“Just face the fear of knowing: the sooner you do, the greater the hope.”

Sports commentator, Jenny-May Clarkson, is taking on the Move your Butt challenge this June to help more Kiwis beat bowel cancer. She’s still deciding what her challenge is going to be, but as someone who currently moves at least six days a week, she’s happy to push herself even further if it’ll help save more lives.

Jenny-May lost her brother to bowel cancer at age 56, so she knows first hand how important it is to seek help early. “I believe he knew something wasn’t right. While he had all the classic symptoms, I’m not certain he was aware that it was cancer.”

She’s taking on the Move your Butt challenge to raise awareness of bowel cancer and its symptoms. “Cancer is such as hideous thing, no matter what kind of cancer it is. But because my brother died of bowel cancer, I’m acutely aware of it.”

Jenny-May’s brother had many of the classic symptoms of bowel cancer–he couldn’t sleep and was tired all the time, had a sore back and stomach pains. By the time he was diagnosed, it was already advanced and he spent two years undergoing chemotherapy, radiotherapy and hyperbaric oxygen therapy before finally succumbing to the disease.
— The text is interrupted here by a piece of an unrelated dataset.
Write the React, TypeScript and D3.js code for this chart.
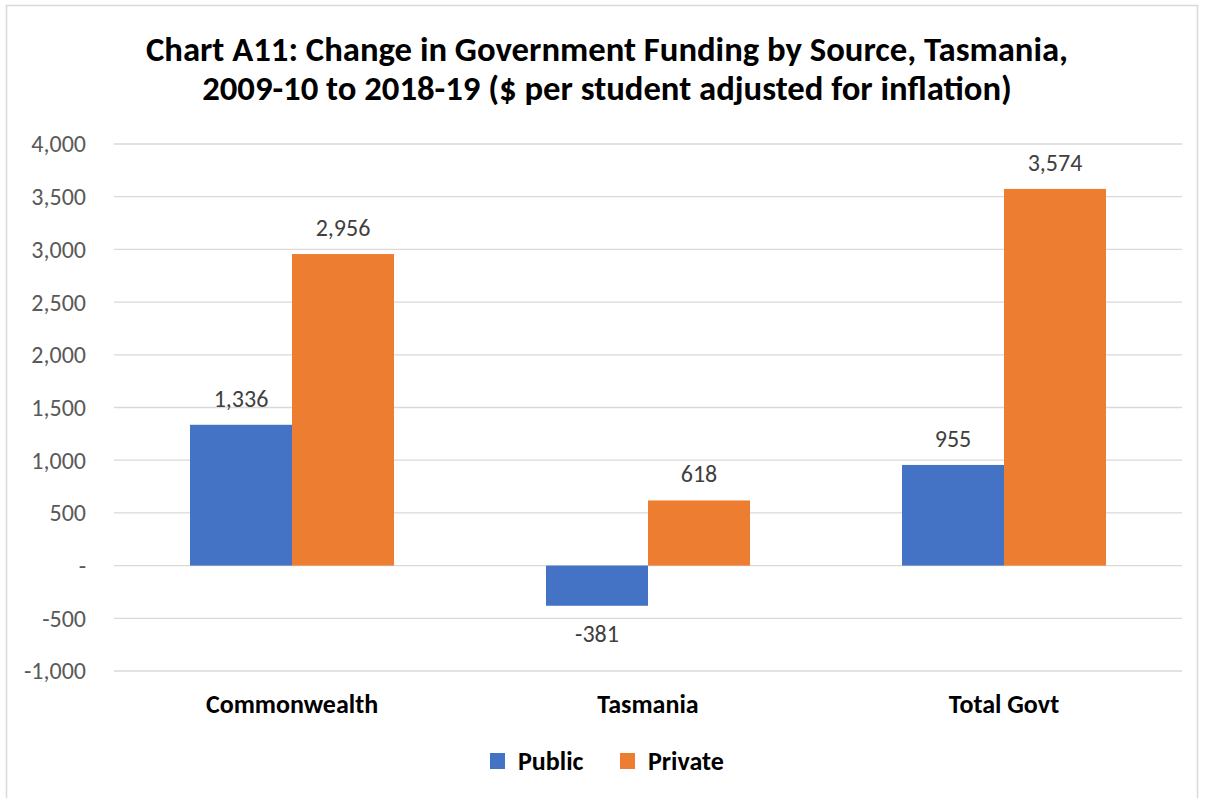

Understandably, Jenny-May is passionate about encouraging New Zealanders to seek help or at the very least, have a conversation with someone about it.

“It’s about encouraging people to seek help when they know something isn’t quite right and to overcome that fear of not knowing, or of dying. If you do find out you have cancer, you won’t necessarily die of it –if you get help early enough.”

“When I talk to kids about their sporting goals, I tell them to ‘face the fear and do it anyway’. With cancer, it’s about flipping that. Just face the fear of knowing: the sooner you do, the greater the hope.”